Excellence and virtue are not merely compatible. They are mutually constitutive. Each makes the other more possible.
We are not in the business of producing people who are impressive to look at from a distance. We are in the business of producing people who are genuinely good and genuinely capable up close.
Our Philosophy of Education
What We Owe the Children in Our Care
Every child who walks through the gates of Vine International Christian Academy arrives carrying something most schools never directly address: a question about their own significance. Am I loved? Do I matter? Is there a reason I am here? These are not questions that disappear when lessons begin. They are the questions that determine whether anything in a lesson is actually heard.

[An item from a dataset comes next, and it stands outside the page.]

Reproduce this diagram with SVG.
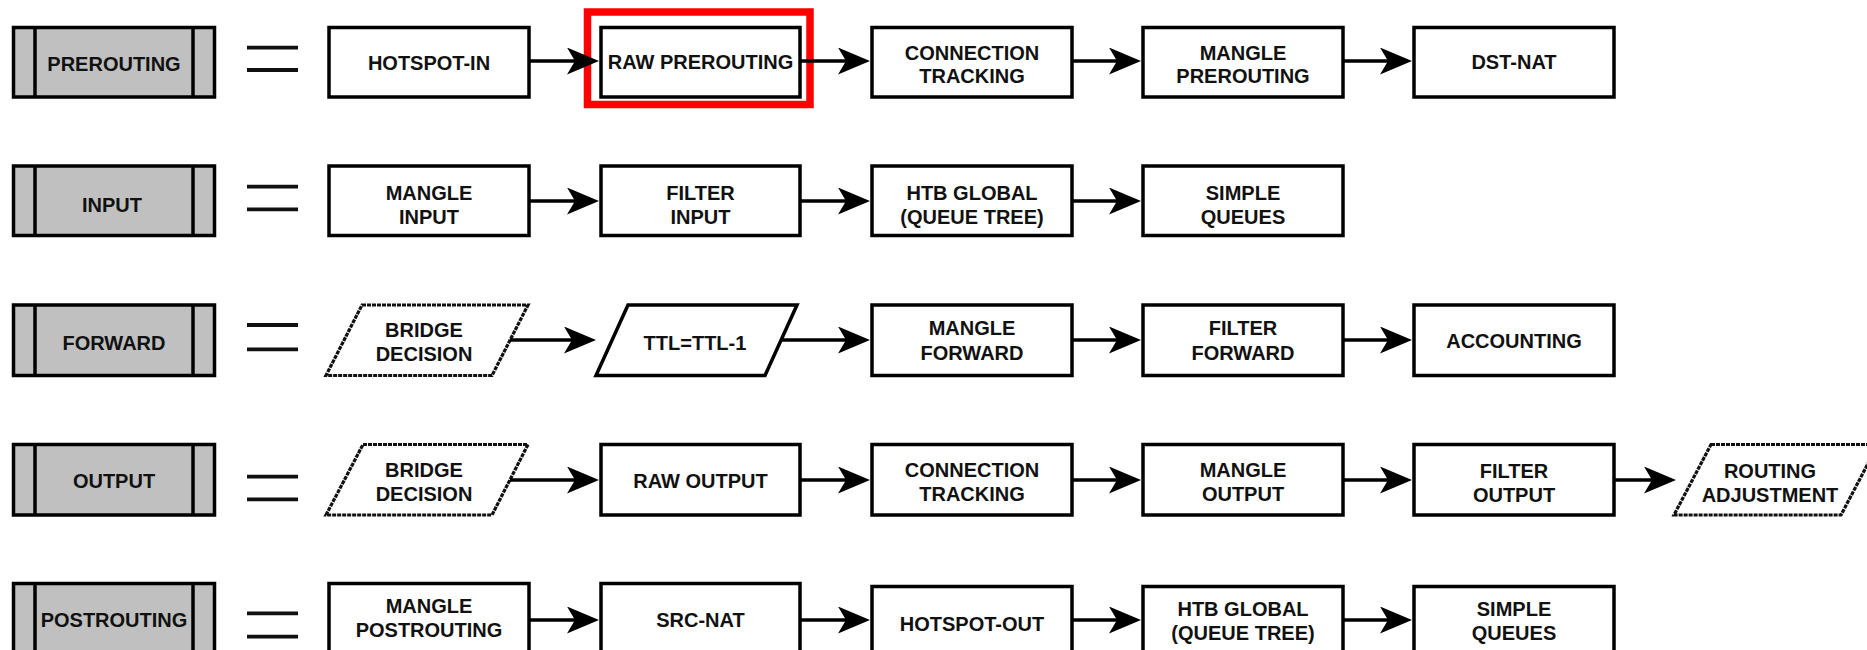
<svg xmlns="http://www.w3.org/2000/svg" width="1867" height="650" viewBox="0 0 1867 650">
<defs>
<style>
.box{fill:#fff;stroke:#000;stroke-width:3.5}
.chain{fill:#c0c0c0;stroke:#000;stroke-width:3.5}
.div{stroke:#000;stroke-width:3.5}
.dash{fill:#fff;stroke:#111;stroke-width:3.2;stroke-dasharray:4 1}
.para{fill:#fff;stroke:#000;stroke-width:3.5;stroke-linejoin:miter}
.t{font-family:"Liberation Sans",Arial,Helvetica,sans-serif;font-weight:bold;font-size:20px;text-anchor:middle;fill:#111}
.eq{stroke:#111;stroke-width:3.8}
.conn{stroke:#000;stroke-width:3.5;fill:none;marker-end:url(#arr)}
.hl{fill:none;stroke:#ff0000;stroke-width:7.5}
</style>
<marker id="arr" markerUnits="userSpaceOnUse" markerWidth="32" markerHeight="27" viewBox="0 0 32 27" refX="14" refY="13.5" orient="auto">
<path d="M0,0 L32,13.5 L0,27 L8,13.5 Z" fill="#000"/>
</marker>
</defs>
<rect width="1867" height="650" fill="#fff"/>

<!-- Row 1: PREROUTING -->
<g id="prerouting">
<rect class="chain" x="13.5" y="27.5" width="201" height="69.5"/>
<line class="div" x1="35" y1="27.5" x2="35" y2="97"/><line class="div" x1="193" y1="27.5" x2="193" y2="97"/>
<text class="t" x="114" y="70.5">PREROUTING</text>
</g>
<g id="eq1"><line class="eq" x1="247" y1="47.7" x2="298" y2="47.7"/><line class="eq" x1="247" y1="70" x2="298" y2="70"/></g>
<g id="hotspot-in"><rect class="box" x="329" y="27.5" width="200" height="69.5"/><text class="t" x="429" y="70">HOTSPOT-IN</text></g>
<g id="raw-prerouting"><rect class="box" x="601" y="27.5" width="199" height="69.5"/><text class="t" x="700.5" y="69">RAW PREROUTING</text></g>
<g id="conntrack1"><rect class="box" x="872" y="27.5" width="200" height="69.5"/><text class="t" x="972" y="59.5">CONNECTION</text><text class="t" x="972" y="83.3">TRACKING</text></g>
<g id="mangle-prerouting"><rect class="box" x="1143" y="27.5" width="200" height="69.5"/><text class="t" x="1243" y="59.5">MANGLE</text><text class="t" x="1243" y="83.3">PREROUTING</text></g>
<g id="dst-nat"><rect class="box" x="1414" y="27.5" width="200" height="69.5"/><text class="t" x="1514" y="69.3">DST-NAT</text></g>
<g id="highlight"><rect class="hl" x="587.5" y="12" width="222.5" height="92.5"/></g>

<!-- Row 2: INPUT -->
<g id="input">
<rect class="chain" x="13.5" y="166" width="201" height="69.5"/>
<line class="div" x1="35" y1="166" x2="35" y2="235.5"/><line class="div" x1="193" y1="166" x2="193" y2="235.5"/>
<text class="t" x="112" y="212">INPUT</text>
</g>
<g id="eq2"><line class="eq" x1="247" y1="186.7" x2="298" y2="186.7"/><line class="eq" x1="247" y1="209.3" x2="298" y2="209.3"/></g>
<g id="mangle-input"><rect class="box" x="329" y="166" width="200" height="69.5"/><text class="t" x="429" y="200">MANGLE</text><text class="t" x="429" y="224">INPUT</text></g>
<g id="filter-input"><rect class="box" x="601" y="166" width="199" height="69.5"/><text class="t" x="700.5" y="200">FILTER</text><text class="t" x="700.5" y="224">INPUT</text></g>
<g id="htb-global1"><rect class="box" x="872" y="166" width="200" height="69.5"/><text class="t" x="972" y="200">HTB GLOBAL</text><text class="t" x="972" y="224">(QUEUE TREE)</text></g>
<g id="simple-queues1"><rect class="box" x="1143" y="166" width="200" height="69.5"/><text class="t" x="1243" y="200">SIMPLE</text><text class="t" x="1243" y="224">QUEUES</text></g>

<!-- Row 3: FORWARD -->
<g id="forward">
<rect class="chain" x="13.5" y="305" width="201" height="70.5"/>
<line class="div" x1="35" y1="305" x2="35" y2="375.5"/><line class="div" x1="193" y1="305" x2="193" y2="375.5"/>
<text class="t" x="114" y="350">FORWARD</text>
</g>
<g id="eq3"><line class="eq" x1="247" y1="325" x2="298" y2="325"/><line class="eq" x1="247" y1="349.3" x2="298" y2="349.3"/></g>
<g id="bridge-decision1"><polygon class="dash" points="362,305 528,305 492,375.5 326,375.5"/><text class="t" x="424" y="336.7">BRIDGE</text><text class="t" x="424" y="360.7">DECISION</text></g>
<g id="ttl"><polygon class="para" points="628,305 797,305 765,375.5 596,375.5"/><text class="t" x="695" y="350">TTL=TTL-1</text></g>
<g id="mangle-forward"><rect class="box" x="872" y="305" width="200" height="70.5"/><text class="t" x="972" y="335">MANGLE</text><text class="t" x="972" y="359.5">FORWARD</text></g>
<g id="filter-forward"><rect class="box" x="1143" y="305" width="200" height="70.5"/><text class="t" x="1243" y="335">FILTER</text><text class="t" x="1243" y="359.5">FORWARD</text></g>
<g id="accounting"><rect class="box" x="1414" y="305" width="200" height="70.5"/><text class="t" x="1514" y="348">ACCOUNTING</text></g>

<!-- Row 4: OUTPUT -->
<g id="output">
<rect class="chain" x="13.5" y="444.5" width="201" height="70.5"/>
<line class="div" x1="35" y1="444.5" x2="35" y2="515"/><line class="div" x1="193" y1="444.5" x2="193" y2="515"/>
<text class="t" x="114" y="488">OUTPUT</text>
</g>
<g id="eq4"><line class="eq" x1="247" y1="476.7" x2="298" y2="476.7"/><line class="eq" x1="247" y1="499.3" x2="298" y2="499.3"/></g>
<g id="bridge-decision2"><polygon class="dash" points="363,444.5 528,444.5 492,515 326,515"/><text class="t" x="424" y="476.5">BRIDGE</text><text class="t" x="424" y="500.5">DECISION</text></g>
<g id="raw-output"><rect class="box" x="601" y="444.5" width="199" height="70.5"/><text class="t" x="700.5" y="488">RAW OUTPUT</text></g>
<g id="conntrack2"><rect class="box" x="872" y="444.5" width="200" height="70.5"/><text class="t" x="972" y="476.5">CONNECTION</text><text class="t" x="972" y="500.5">TRACKING</text></g>
<g id="mangle-output"><rect class="box" x="1143" y="444.5" width="200" height="70.5"/><text class="t" x="1243" y="477">MANGLE</text><text class="t" x="1243" y="501">OUTPUT</text></g>
<g id="filter-output"><rect class="box" x="1414" y="444.5" width="200" height="70.5"/><text class="t" x="1514" y="478">FILTER</text><text class="t" x="1514" y="502">OUTPUT</text></g>
<g id="routing-adjustment"><polygon class="dash" points="1711,444.5 1878,444.5 1841,515 1674,515"/><text class="t" x="1770" y="478">ROUTING</text><text class="t" x="1770" y="502">ADJUSTMENT</text></g>

<!-- Row 5: POSTROUTING -->
<g id="postrouting">
<rect class="chain" x="13.5" y="583.5" width="201" height="70"/>
<line class="div" x1="35" y1="583.5" x2="35" y2="653"/><line class="div" x1="193" y1="583.5" x2="193" y2="653"/>
<text class="t" x="114" y="627">POSTROUTING</text>
</g>
<g id="eq5"><line class="eq" x1="247" y1="613.3" x2="298" y2="613.3"/><line class="eq" x1="247" y1="636.7" x2="298" y2="636.7"/></g>
<g id="mangle-postrouting"><rect class="box" x="329" y="583.5" width="200" height="70"/><text class="t" x="429" y="613">MANGLE</text><text class="t" x="429" y="637">POSTROUTING</text></g>
<g id="src-nat"><rect class="box" x="601" y="583.5" width="199" height="70"/><text class="t" x="700.5" y="627">SRC-NAT</text></g>
<g id="hotspot-out"><rect class="box" x="872" y="586.5" width="200" height="70"/><text class="t" x="972" y="630.5">HOTSPOT-OUT</text></g>
<g id="htb-global2"><rect class="box" x="1143" y="586.5" width="200" height="70"/><text class="t" x="1243" y="616">HTB GLOBAL</text><text class="t" x="1243" y="640">(QUEUE TREE)</text></g>
<g id="simple-queues2"><rect class="box" x="1414" y="586.5" width="200" height="70"/><text class="t" x="1514" y="616">SIMPLE</text><text class="t" x="1514" y="640">QUEUES</text></g>

<!-- Connectors -->
<g id="connectors">
<line class="conn" x1="529" y1="61" x2="581" y2="61"/>
<line class="conn" x1="800" y1="61" x2="852" y2="61"/>
<line class="conn" x1="1072" y1="61" x2="1123" y2="61"/>
<line class="conn" x1="1343" y1="61" x2="1394" y2="61"/>

<line class="conn" x1="529" y1="201" x2="581" y2="201"/>
<line class="conn" x1="800" y1="201" x2="852" y2="201"/>
<line class="conn" x1="1072" y1="201" x2="1123" y2="201"/>

<line class="conn" x1="510" y1="340" x2="578" y2="340"/>
<line class="conn" x1="781" y1="340" x2="852" y2="340"/>
<line class="conn" x1="1072" y1="340" x2="1123" y2="340"/>
<line class="conn" x1="1343" y1="340" x2="1394" y2="340"/>

<line class="conn" x1="510" y1="480" x2="581" y2="480"/>
<line class="conn" x1="800" y1="480" x2="852" y2="480"/>
<line class="conn" x1="1072" y1="480" x2="1123" y2="480"/>
<line class="conn" x1="1343" y1="480" x2="1394" y2="480"/>
<line class="conn" x1="1614" y1="480" x2="1658" y2="480"/>

<line class="conn" x1="529" y1="620" x2="581" y2="620"/>
<line class="conn" x1="800" y1="620" x2="852" y2="620"/>
<line class="conn" x1="1072" y1="620" x2="1123" y2="620"/>
<line class="conn" x1="1343" y1="620" x2="1394" y2="620"/>
</g>
</svg>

A school that can only answer the question “what should you know?” but cannot speak to the question “who are you, and why does your life matter?” is leaving its students with a large and consequential gap in their formation. They will find answers to those questions somewhere. The only question is whether we will have been honest and courageous enough to help them find good ones.
At VICA, our answer to the question of human significance is not vague or diplomatic. We believe each child is made in the image of God, known and loved before they took their first examination or ran their first race. We believe this not as a pastoral add-on, but as the foundation of everything else we do. From this foundation, excellence becomes not a means of securing significance, but an expression of gratitude for it.
This is why we refuse to separate academic excellence from spiritual formation. Not because we are uninterested in academic standards, we are deeply interested; we hold ourselves and our students to the highest we can imagine, but because we believe that separated from their roots, those standards become hollow. And a hollow education, however decorated with certificates, is an education that has missed the point.